No even the walmart greeter flat out ignores me. They will say hello to the person in front of me and behind me but will skip me.
 
"for me i am invisible to everyone and the funny part is i didnt do anything all i wanted in life is a girlfriend and a happy life but it seems that my genetics has sentenced me to death in this life because i am ugly and the worst part is getting ready to be a slave in ur job like the rest of the people no matter how black pilled or genius u are u still have to work eat and die because this is our natural instinct as humans besides our desire for sex so we are left with 3 options which is cope,rope or go er. i"

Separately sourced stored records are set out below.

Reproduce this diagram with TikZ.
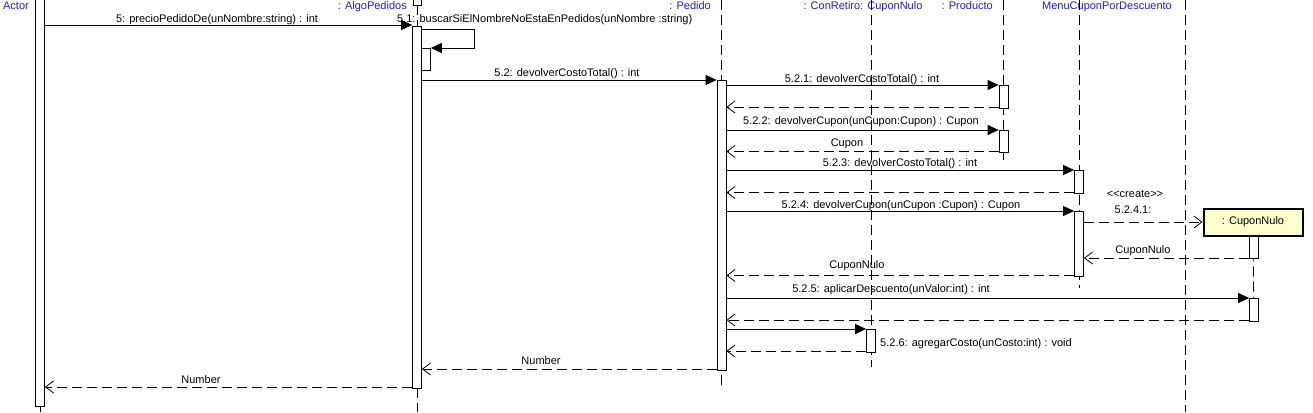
\documentclass[tikz,border=0pt]{standalone}
\usepackage{fontspec}
\setmainfont{Liberation Sans}
\usetikzlibrary{arrows.meta}
\definecolor{hdr}{RGB}{30,30,210}
\definecolor{objfill}{RGB}{255,255,204}
\newcommand\actbar[4]{\node[actbar, minimum height={#4-#3}] (#1) at (#2,{(#3+#4)/2}) {};}
\begin{document}
\begin{tikzpicture}[x=1pt,y=-1pt, font=\fontsize{11}{13}\selectfont,
  lifeline/.style={line width=0.8pt, dash pattern=on 10pt off 5pt},
  actbar/.style={draw, fill=white, line width=0.8pt, inner sep=0pt, minimum width=9pt},
  call/.style={line width=0.8pt, -{Triangle[length=11pt,width=10pt]}},
  ret/.style={line width=0.8pt, dash pattern=on 10pt off 5pt, -{Straight Barb[length=8pt,width=12pt]}},
  hdrlbl/.style={text=hdr, anchor=base, inner sep=0pt},
  lbl/.style={anchor=base, inner sep=0pt}]
\useasboundingbox[fill=white] (0,0) rectangle (1313,412);

% headers
\node[hdrlbl] (hActor) at (16,10) {Actor};
\node[hdrlbl, anchor=base east] (hAlgo) at (407,10) {: AlgoPedidos};
\node[hdrlbl, anchor=base east] (hPed) at (711,10) {: Pedido};
\node[hdrlbl] (hCR) at (863,10) {: ConRetiro: CuponNulo};
\node[hdrlbl, anchor=base east] (hProd) at (993,10) {: Producto};
\node[hdrlbl] (hMenu) at (1107,10) {MenuCuponPorDescuento};
\node[draw, line width=0.8pt, minimum width=8pt, minimum height=12pt, inner sep=0pt] (algohead) at (417,-1) {};

% lifelines
\coordinate (endActor) at (40,412);
\coordinate (topPed) at (721.5,0);  \coordinate (endPed) at (721.5,385);
\coordinate (topCR) at (871,0);     \coordinate (endCR) at (871,367);
\coordinate (topProd) at (1003.5,0);\coordinate (endProd) at (1003.5,163);
\coordinate (topMenu) at (1079,0);  \coordinate (endMenu) at (1079,288);
\coordinate (topX) at (1185.5,0);   \coordinate (endX) at (1185.5,412);
\coordinate (endAlgo) at (417,412);
\coordinate (endCN) at (1254,326);

\draw[lifeline] (topPed) -- (endPed);
\draw[lifeline] (topCR) -- (endCR);
\draw[lifeline] (topProd) -- (endProd);
\draw[lifeline] (topMenu) -- (endMenu);
\draw[lifeline] (topX) -- (endX);

% activation bars
\actbar{actorbar}{40}{-2}{406}
\draw[lifeline] (actorbar.south) -- (endActor);
\draw[lifeline] (algohead.south) -- (417,26);
\actbar{algobar}{417}{26}{388}
\draw[lifeline] (algobar.south) -- (endAlgo);
\actbar{nested}{426}{48}{70}
\actbar{pedbar}{721.5}{80}{370}
\actbar{prod1}{1003.5}{85}{108}
\actbar{prod2}{1003.5}{130}{152}
\actbar{menu1}{1079}{170}{193}
\actbar{menu2}{1079}{211}{276}
\actbar{crbar}{871}{329}{352}
\node[draw, fill=objfill, line width=2pt, minimum width=99pt, minimum height=27pt, inner sep=0pt] (cn) at (1253,222) {: CuponNulo};
\draw[lifeline] (cn.south) -- (endCN);
\actbar{cn1}{1254}{236}{258}
\actbar{cn2}{1254}{298}{321}

% messages
\draw[call] (actorbar.east |- 0,25) -- (algobar.west |- 0,25);
\node[lbl] (m5) at (217,23) {5: precioPedidoDe(unNombre:string) : int};

\coordinate (sc1) at (474,29); \coordinate (sc2) at (474,48);
\draw[call] (algobar.east |- 0,29) -- (sc1) -- (sc2) -- (nested.east |- 0,48);
\node[lbl, anchor=base west] (m51) at (397,23) {5.1: buscarSiElNombreNoEstaEnPedidos(unNombre :string)};

\draw[call] (algobar.east |- 0,80) -- (pedbar.west |- 0,80);
\node[lbl] (m52) at (567,77) {5.2: devolverCostoTotal() : int};

\draw[call] (pedbar.east |- 0,85) -- (prod1.west |- 0,85);
\node[lbl] (m521) at (862,82) {5.2.1: devolverCostoTotal() : int};
\draw[ret] (prod1.west |- 0,107) -- (pedbar.east |- 0,107);

\draw[call] (pedbar.east |- 0,130) -- (prod2.west |- 0,130);
\node[lbl] (m522) at (861,124) {5.2.2: devolverCupon(unCupon:Cupon) : Cupon};
\draw[ret] (prod2.west |- 0,151.5) -- (pedbar.east |- 0,151.5);
\node[lbl] (r522) at (847,146) {Cupon};

\draw[call] (pedbar.east |- 0,170) -- (menu1.west |- 0,170);
\node[lbl] (m523) at (900,166) {5.2.3: devolverCostoTotal() : int};
\draw[ret] (menu1.west |- 0,192.5) -- (pedbar.east |- 0,192.5);

\draw[call] (pedbar.east |- 0,211) -- (menu2.west |- 0,211);
\node[lbl] (m524) at (901,208) {5.2.4: devolverCupon(unCupon :Cupon) : Cupon};

\draw[ret] (menu2.east |- 0,222) -- (cn.west |- 0,222);
\node[lbl] (cr) at (1135,197) {<{}<create>{}>};
\node[lbl] (m5241) at (1133,213) {5.2.4.1:};

\draw[ret] (cn1.west |- 0,258) -- (menu2.east |- 0,258);
\node[lbl] (rcn1) at (1143,253) {CuponNulo};

\draw[ret] (menu2.west |- 0,275.5) -- (pedbar.east |- 0,275.5);
\node[lbl] (rcn2) at (857,268) {CuponNulo};

\draw[call] (pedbar.east |- 0,298) -- (cn2.west |- 0,298);
\node[lbl] (m525) at (891,292) {5.2.5: aplicarDescuento(unValor:int) : int};
\draw[ret] (cn2.west |- 0,320) -- (pedbar.east |- 0,320);

\draw[call] (pedbar.east |- 0,329) -- (crbar.west |- 0,329);
\node[lbl, anchor=base west] (m526) at (880,346) {5.2.6: agregarCosto(unCosto:int) : void};
\draw[ret] (crbar.west |- 0,351) -- (pedbar.east |- 0,351);

\draw[ret] (pedbar.west |- 0,369) -- (algobar.east |- 0,369);
\node[lbl] (rn1) at (541,364) {Number};

\draw[ret] (algobar.west |- 0,387) -- (actorbar.east |- 0,387);
\node[lbl] (rn2) at (201,383) {Number};
\end{tikzpicture}
\end{document}
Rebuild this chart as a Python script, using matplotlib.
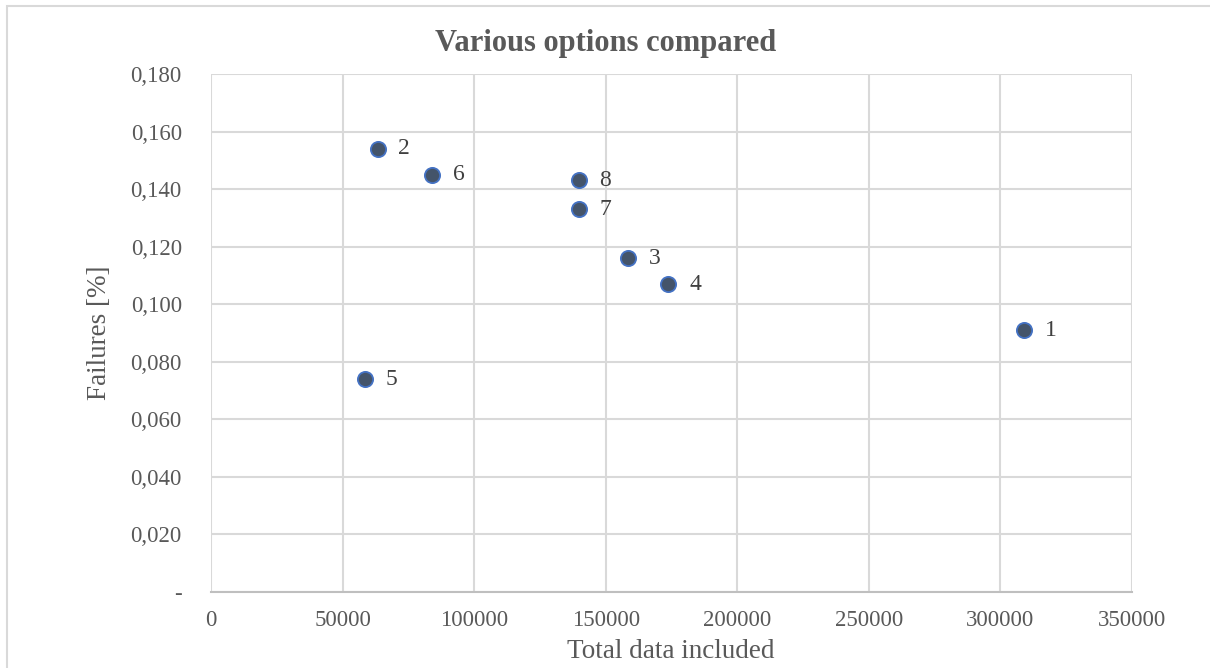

This describes literally my life. :cryfeels:
 
People look at me as a polite and nice guy i can make people follow me the only social thing that i struggle is getting into romantic relationship which im not trying anymore after a lot of rejections
 
for me i am invisible to everyone and the funny part is i didnt do anything all i wanted in life is a girlfriend and a happy life but it seems that my genetics has sentenced me to death in this life because i am ugly and the worst part is getting ready to be a slave in ur job like the rest of the people no matter how black pilled or genius u are u still have to work eat and die because this is our natural instinct as humans besides our desire for sex so we are left with 3 options which is cope,rope or go er. i will suggest to not to go to er because u will end up in a place even worse than ur actual life which is prision so i wouId go through the cope option for example u can smoke ur pain away or book hookers if u have enough money for that but really this life is never going to change and it will get worse as we progress through the years so i hope this world ends soon so i dont have to live everyday with narcissistic selfish people. for me as long as i make money when i grow up i will spend it on copes like weed or gaming laptops because i dont give a fuck about the world because it rejected me for being different than other people which proves the blackpill again it dosent matter how u act its all about the looks and my evidence is the chads who fuck every girl they see even if they are criminals and i have a bigger proof which is.

View attachment 619668
People have never treated me good and never will because of my genetic disposition, all we can do is adapt :cryfeels:
 
No never,even my own pos scum ''parents'' treated me like trash.